February 9th, 2011 - 3:29 pm ICT by IANS  

By Mithun Dasgupta
Kolkata, Feb 9 (IANS) A well-known consulting firm engaged by the West Bengal government to woo investors has come up with the catchline “Everyone’s Bengal”. But experts are wondering whether a mere slogan can dispel the state’s negative image among businesspersons and potential investors.Wally Olins, the brand guru of premier consulting firm Saffron Brand Consultants, was very positive when he unveiled the ‘Brand Bengal’ logo.

Saffron was employed by the state government to rectify Bengal’s image. It conducted research for five months and came up with the catchline “Everyone’s Bengal” or “Shobar Bangla”.

“Our aim was to help the state build Brand Bengal and take the initiative to progress after the Singur fiasco.

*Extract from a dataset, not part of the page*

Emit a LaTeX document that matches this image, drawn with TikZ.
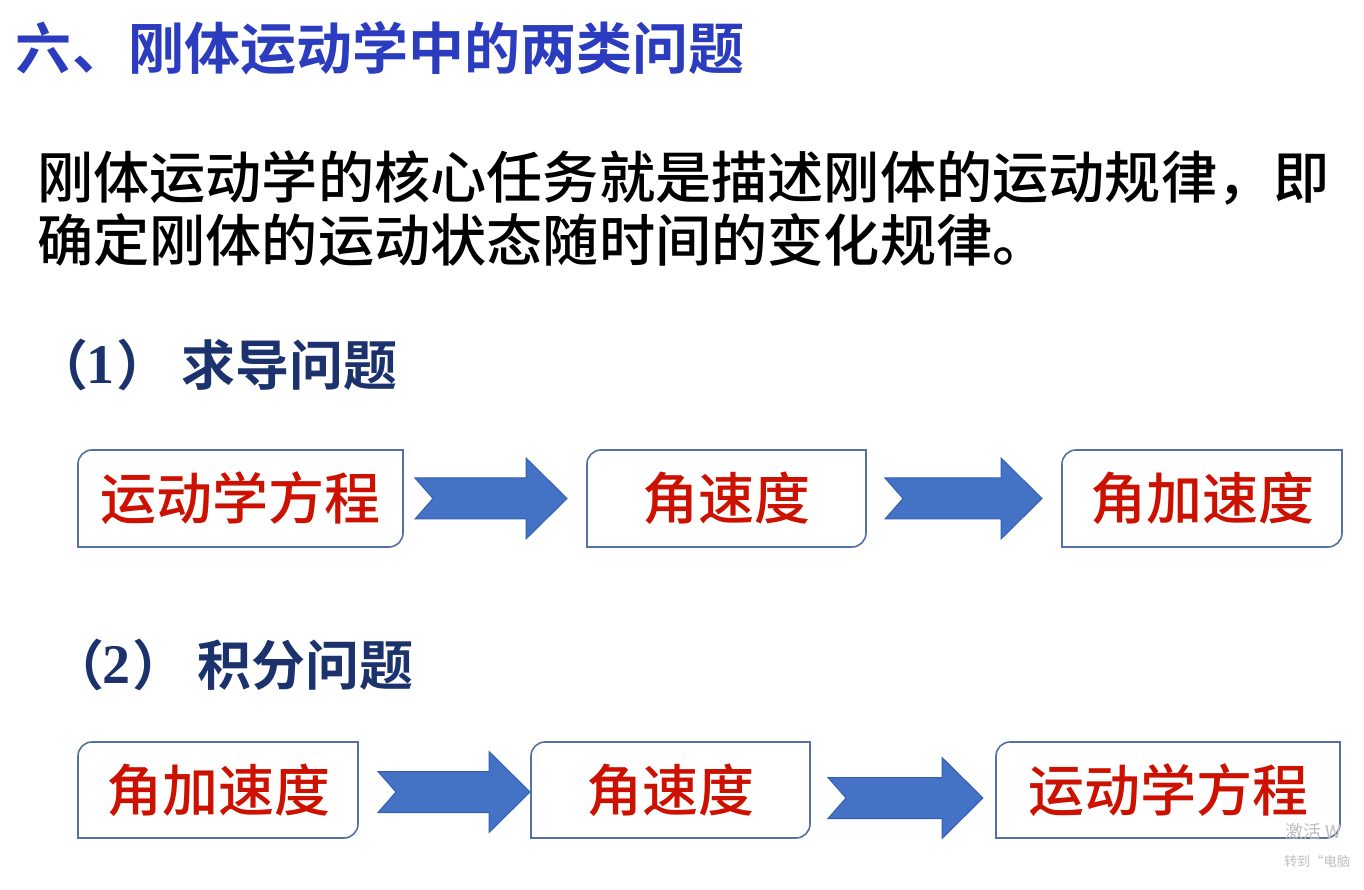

We wanted to pinpoint, through our research, the major misconceptions about the state,” consultant Tina Mehta, who was engaged in the research, told IANS.

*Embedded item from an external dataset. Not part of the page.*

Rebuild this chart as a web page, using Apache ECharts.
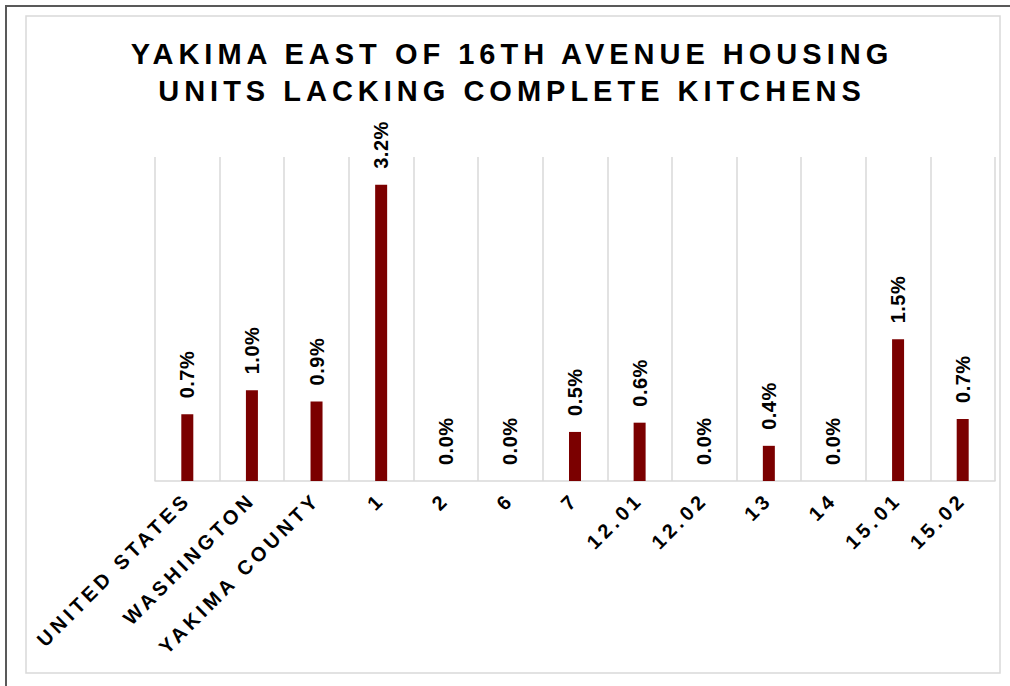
<!DOCTYPE html>
<html>
<head>
<meta charset="utf-8">
<script src="https://cdn.jsdelivr.net/npm/echarts@6/dist/echarts.min.js"></script>
<style>
  html, body { margin: 0; padding: 0; background: #ffffff; }
  #chart { width: 1010px; height: 686px; }
</style>
</head>
<body>
<div id="chart"></div>
<script>
// Share of housing units lacking complete kitchens, by area / census tract
const categories = ['UNITED STATES', 'WASHINGTON', 'YAKIMA COUNTY', '1', '2', '6', '7',
                    '12.01', '12.02', '13', '14', '15.01', '15.02'];
const lackingKitchenPct = [0.72, 0.98, 0.86, 3.2, 0, 0, 0.53, 0.63, 0, 0.38, 0, 1.53, 0.67];
const titleLines = ['YAKIMA EAST OF 16TH AVENUE HOUSING', 'UNITS LACKING COMPLETE KITCHENS'];

const FONT = 'Liberation Sans, Arial, sans-serif';
const chart = echarts.init(document.getElementById('chart'), null, { renderer: 'svg' });

chart.setOption({
  animation: false,
  backgroundColor: '#ffffff',
  title: {
    text: titleLines.join('\n'),
    left: 512,
    top: 35,
    padding: 0,
    textAlign: 'center',
    textStyle: {
      fontFamily: FONT,
      fontWeight: 'bold',
      fontSize: 29,
      lineHeight: 37,
      color: '#000000'
    }
  },
  graphic: [
    {
      type: 'rect',
      shape: { x: 26, y: 16, width: 974, height: 657 },
      style: { fill: 'none', stroke: '#d9d9d9', lineWidth: 1.5 },
      silent: true
    },
    {
      type: 'polyline',
      shape: { points: [[6, 700], [6, 6], [1020, 6]] },
      style: { fill: 'none', stroke: '#595959', lineWidth: 2 },
      silent: true
    }
  ],
  grid: { left: 155, right: 15, top: 157, bottom: 205 },
  xAxis: {
    type: 'category',
    data: categories,
    boundaryGap: true,
    axisLine: { show: true, lineStyle: { color: '#d9d9d9', width: 1.5 } },
    axisTick: { show: false },
    splitLine: { show: true, interval: 0, lineStyle: { color: '#d9d9d9', width: 1.5 } },
    axisLabel: {
      interval: 0,
      rotate: 45,
      margin: 15,
      fontFamily: FONT,
      fontWeight: 'bold',
      fontSize: 20,
      color: '#000000'
    }
  },
  yAxis: {
    type: 'value',
    min: 0,
    max: 3.5,
    show: false,
    splitLine: { show: false }
  },
  series: [{
    type: 'bar',
    data: lackingKitchenPct,
    barWidth: 12,
    itemStyle: { color: '#7b0000' },
    label: {
      show: true,
      position: 'top',
      distance: 16,
      rotate: 90,
      align: 'left',
      verticalAlign: 'middle',
      fontFamily: FONT,
      fontWeight: 'bold',
      fontSize: 20,
      color: '#000000',
      formatter: p => p.value.toFixed(1) + '%'
    }
  }]
});

// Wide character spacing for the title and category labels
function applySpacing() {
  document.querySelectorAll('#chart svg text').forEach(t => {
    const s = t.textContent.trim();
    if (titleLines.includes(s)) t.style.letterSpacing = '5px';
    else if (categories.includes(s)) t.style.letterSpacing = '4px';
    else if (s.endsWith('%')) t.style.letterSpacing = '0.5px';
  });
}
applySpacing();
chart.on('finished', applySpacing);
</script>
</body>
</html>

“The research findings indicate a major perception issue. The gulf is not huge with states like Gujarat. Some initiatives in communicative programme are needed. We suggested an initiative like ‘Made in Bengal’. The products, which are manufactured or produced in the state should be sold with a tag ‘Made in Bengal’,” she said.

A review by a human resource organisation recently stated that industrialists in India and abroad were not interested in investing in West Bengal. Hence, the government was eager to unveil a “brighter face” of Bengal, especially after the Singur fiasco where Tata Motors had pulled out its Nano project from the town in Hooghly district.

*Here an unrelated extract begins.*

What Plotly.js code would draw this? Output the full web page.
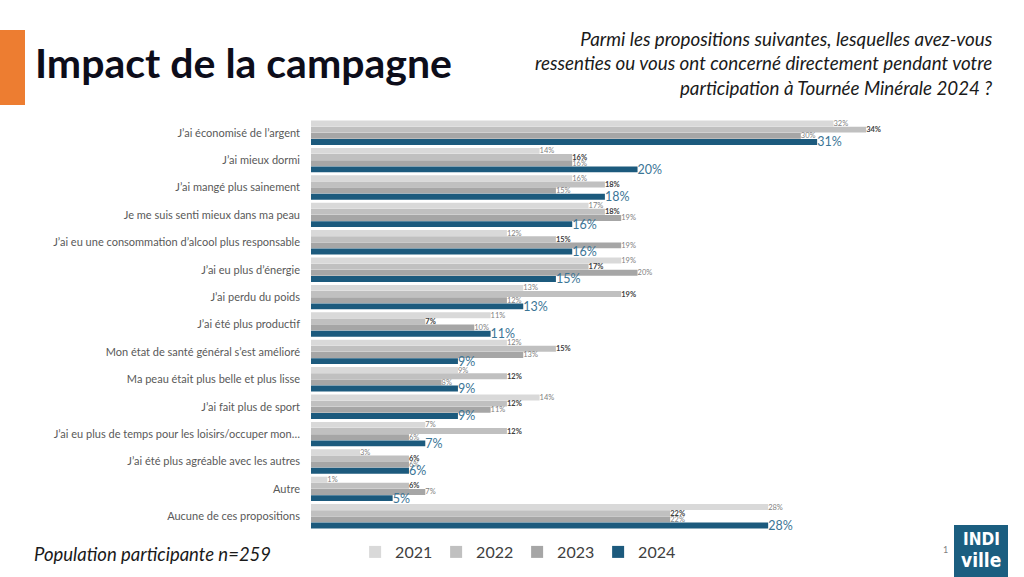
<!DOCTYPE html>
<html><head><meta charset="utf-8">
<script src="https://cdn.plot.ly/plotly-3.0.1.min.js"></script>
<style>html,body{margin:0;padding:0;background:#fff;}#chart{width:1024px;height:577px;}</style>
</head><body><div id="chart"></div>
<script>
const categories = [
  "J’ai économisé de l’argent",
  "J’ai mieux dormi",
  "J’ai mangé plus sainement",
  "Je me suis senti mieux dans ma peau",
  "J’ai eu une consommation d’alcool plus responsable",
  "J’ai eu plus d’énergie",
  "J’ai perdu du poids",
  "J’ai été plus productif",
  "Mon état de santé général s’est amélioré",
  "Ma peau était plus belle et plus lisse",
  "J’ai fait plus de sport",
  "J’ai eu plus de temps pour les loisirs/occuper mon…",
  "J’ai été plus agréable avec les autres",
  "Autre",
  "Aucune de ces propositions"
];
const years = ["2021", "2022", "2023", "2024"];
const v2021 = [32, 14, 16, 17, 12, 19, 13, 11, 12, 9, 14, 7, 3, 1, 28];
const v2022 = [34, 16, 18, 18, 15, 17, 19, 7, 15, 12, 12, 12, 6, 6, 22];
const v2023 = [30, 16, 15, 19, 19, 20, 12, 10, 13, 8, 11, 6, 6, 7, 22];
const v2024 = [31, 20, 18, 16, 16, 15, 13, 11, 9, 9, 9, 7, 6, 5, 28];

const L = 311, R = 920, T = 119, B = 530;
const W = R - L, H = B - T;
const px = x => (x - L) / W;
const py = y => 1 - (y - T) / H;

const colors = ["#d9d9d9", "#c0c0c0", "#a6a6a6", "#1c5a7d"];
const series = [v2021, v2022, v2023, v2024];
const labelFonts = [
  {size: 7.5, color: "#7f7f7f", family: "Lato, sans-serif"},
  {size: 7.5, color: "#404040", family: "Lato, sans-serif", weight: 700},
  {size: 7.5, color: "#7f7f7f", family: "Lato, sans-serif"},
  {size: 12.5, color: "#3b7596", family: "Lato, sans-serif"}
];

const traces = years.map((yr, i) => ({
  type: "bar", orientation: "h", name: yr,
  y: categories, x: series[i],
  marker: {color: colors[i]},
  text: series[i].map(v => v + "%"),
  textposition: "outside",
  constraintext: "none",
  textfont: labelFonts[i],
  cliponaxis: false,
  hoverinfo: "none"
}));

const layout = {
  width: 1024, height: 577,
  margin: {l: L, r: 1024 - R, t: T, b: 577 - B, pad: 0},
  paper_bgcolor: "#fff", plot_bgcolor: "#fff",
  barmode: "group", bargap: 0.1, bargroupgap: 0.04,
  showlegend: true,
  legend: {
    orientation: "h", xref: "container", yref: "container",
    x: 0.505, xanchor: "center", y: 1 - 552/577, yanchor: "middle",
    font: {family: "Lato, sans-serif", size: 16, color: "#404040"},
    traceorder: "normal", itemwidth: 30, entrywidth: 36, entrywidthmode: "pixels"
  },
  xaxis: {range: [0, 37.3], showgrid: false, zeroline: false, showticklabels: false, showline: false, fixedrange: true},
  yaxis: {autorange: "reversed", showgrid: false, zeroline: false, showline: false, ticks: "",
          ticklen: 0, ticklabelstandoff: 10,
          tickfont: {family: "Lato, sans-serif", size: 11, color: "#595959"}},
  shapes: [
    {type: "rect", xref: "paper", yref: "paper", x0: px(0), x1: px(25), y0: py(105), y1: py(30),
     fillcolor: "#ed7d31", line: {width: 0}},
    {type: "rect", xref: "paper", yref: "paper", x0: px(954), x1: px(1008), y0: py(577), y1: py(525),
     fillcolor: "#1b5e80", line: {width: 0}}
  ],
  annotations: [
    {xref: "paper", yref: "paper", x: px(33), y: py(62), xanchor: "left", yanchor: "middle",
     text: "<b>Impact de la campagne</b>", showarrow: false,
     font: {family: "Lato, sans-serif", size: 41, color: "#0d0d1a"}},
    {xref: "paper", yref: "paper", x: px(995), y: py(63), xanchor: "right", yanchor: "middle", align: "right",
     text: "<i>Parmi les propositions suivantes, lesquelles avez-vous<br>ressenties ou vous ont concerné directement pendant votre<br>participation à Tournée Minérale 2024 ?</i>",
     showarrow: false, font: {family: "Lato, sans-serif", size: 18.8, color: "#1a1a1a"}},
    {xref: "paper", yref: "paper", x: px(32), y: py(554), xanchor: "left", yanchor: "middle",
     text: "<i>Population participante n=259</i>", showarrow: false,
     font: {family: "Lato, sans-serif", size: 18.5, color: "#1a1a1a"}},
    {xref: "paper", yref: "paper", x: px(945), y: py(549), xanchor: "center", yanchor: "middle",
     text: "1", showarrow: false, font: {family: "Lato, sans-serif", size: 9, color: "#7f7f7f"}},
    {xref: "paper", yref: "paper", x: px(981), y: py(539), xanchor: "center", yanchor: "middle",
     text: "<b>INDI</b>", showarrow: false, font: {family: "DejaVu Sans Condensed, sans-serif", size: 17, color: "#ffffff"}},
    {xref: "paper", yref: "paper", x: px(981), y: py(560), xanchor: "center", yanchor: "middle",
     text: "<b>ville</b>", showarrow: false, font: {family: "DejaVu Sans Condensed, sans-serif", size: 19, color: "#ffffff"}}
  ]
};

Plotly.newPlot("chart", traces, layout, {staticPlot: true, displayModeBar: false});
</script></body></html>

But there are many who say that branding is a continuous process and a slogan or two will not be a huge help in attracting investments.

Economist Dipankar Dasgupta is one of them.

“The state of industry in West Bengal is not good. I believe just slogans will not help the state to draw in private investment. The condition of Bengal now is not stable…there is violence across the state. Assembly elections are round the corner.

“And we don’t know the scale of atrocities that could take place in the run-up to the polls. Even after the new government is sworn in, it will take some time to stabilise,” Dasgupta told IANS.

“So I think this campaign will cut little ice. Moreover, investors are well aware of the developments. They do not need to know things from any consulting firm,” he said.

Industrialist Harshavardhan Neotia said re-branding had its merits but it has to be followed up with action.

“There is no denying the fact that Bengal often has to battle a negative image and sometimes its reputation precedes reality. So, even good work tends to go unnoticed. To that extent, obviously a re-branding is necessary. A re-branding exercise will also give its stakeholders a chance to view things in a fresh light and convey a seriousness of intent,” Neotia said.

“Having said that, a re-branding exercise is just one of the many components required to change an existing perception. Performance is the real litmus test,” he said, citing the case of Bihar.

“Though it has not gone in for any kind of re-branding exercise, people are looking at it differently as there has been concerted efforts towards development…only voicing the sentiment without backing it up with action will not lead to a change of perception,” he added.

Former Indian Chamber of Commerce president Sanjoy Budhia felt that the “Branding Bengal campaign should be a continuous process. We have to highlight the services that we offer to the investors.”

“West Bengal should highlight its quality, not over-selling or under-selling it,” he averred.

Bengal National Chamber of Commerce and Industry secretary D.P. Nag said removing the existing negative perception about the state would take time.

“Politics of ‘no’ is dominant in Bengal. Here, we neither get to see a Nano plant, nor an airport project in Andal nor setting up a boundary wall for IISCO project at Burnpur,” Nag told IANS.

“If ‘Everyone’s Bengal’ campaign is carried out then the people who have a negative perception about Bengal will have second thoughts,” he added.

Union Minister of State for Urban Development and Trinamool Congress leader Saugata Roy said: “It is too late, nothing will happen.”
He said private investment will come to the state only after the new government comes to power following the upcoming assembly elections.

State Information and Cultural Affairs Minister Anjan Bera, however, said: “Saffron has done a workshop and given some suggestions. A committee has been constituted. The state government will take a decision on it after reviewing these suggestions..it is a process.”